Exercise 1 — Timeboxed refinement agenda
Scenario: You have three stories competing for attention. Create a 30-minute agenda to refine the most critical story and prepare two follow-ups.
- Deliverable: a minute-by-minute agenda and expected outcomes per segment.
- Checklist:
- Opening goal and DoR reminder
- Clarify and slice timeboxes
- AC drafting time
- Decision/ownership on next steps
Exercise 2 — Slice and specify acceptance criteria
Story: As a subscriber, I want to change my plan so I can pay less during holidays.
- Task A: Propose 2–3 thin slices.
- Task B: Write 5–7 acceptance criteria for the first slice, including at least 2 edge cases.
- Task C: Identify dependencies and non-functional needs.
Show exercise hints
- Slice by flow step (select plan, preview price, confirm)
- Edge cases: proration, billing cycle alignment, discounts
- Non-functional: latency on price preview, security of billing updates
Practical projects
- Refinement playbook: build a one-page facilitation guide customized to your team’s DoR and cadence.
- Story slicing catalog: collect 10 real stories and document how you sliced each (by step, platform, rule set, or cohort).
- AC library: create reusable AC patterns (validation, audit logging, error handling, permissions).
Learning path
- Review user story basics and INVEST.
- Practice writing acceptance criteria with Given-When-Then.
- Run mock refinement with a colleague; record decisions.
- Facilitate a live session with one low-risk story.
- Scale up: tackle cross-team dependencies and non-functional needs.
Mini tools you can reuse
INVEST pocket check
- Independent: no hidden coupling
- Negotiable: not a spec contract
- Valuable: user outcome clear
- Estimable: team can size
- Small: fits in sprint
- Testable: ACs verify outcomes
Story slicing menu
- By workflow step (create, view, edit)
- By rule subset (card payments only)
- By platform (web first)
- By data scope (last 30 days)
- By user cohort (admins only)
Quick Test and progress
Take the Quick Test below to check understanding. Available to everyone; only logged-in users get saved progress.

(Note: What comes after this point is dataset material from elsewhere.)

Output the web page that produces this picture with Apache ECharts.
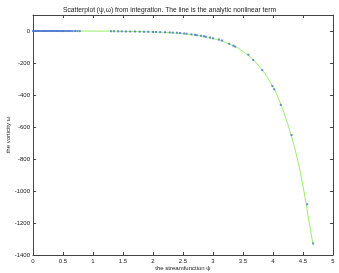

Tip: If you score below 70%, revisit the exercises and the Common mistakes section.
Next steps
- Run a 30-minute real refinement using the agenda you created.
- Collect feedback from dev, QA, and PO on clarity and size.
- Iterate your playbook; aim to reduce meeting time while improving readiness.
Mini challenge
Pick one upcoming story and reduce it to a two-day slice without losing user value. Write 6 acceptance criteria and call out at least one dependency and one risk. Share with your team for feedback within 24 hours.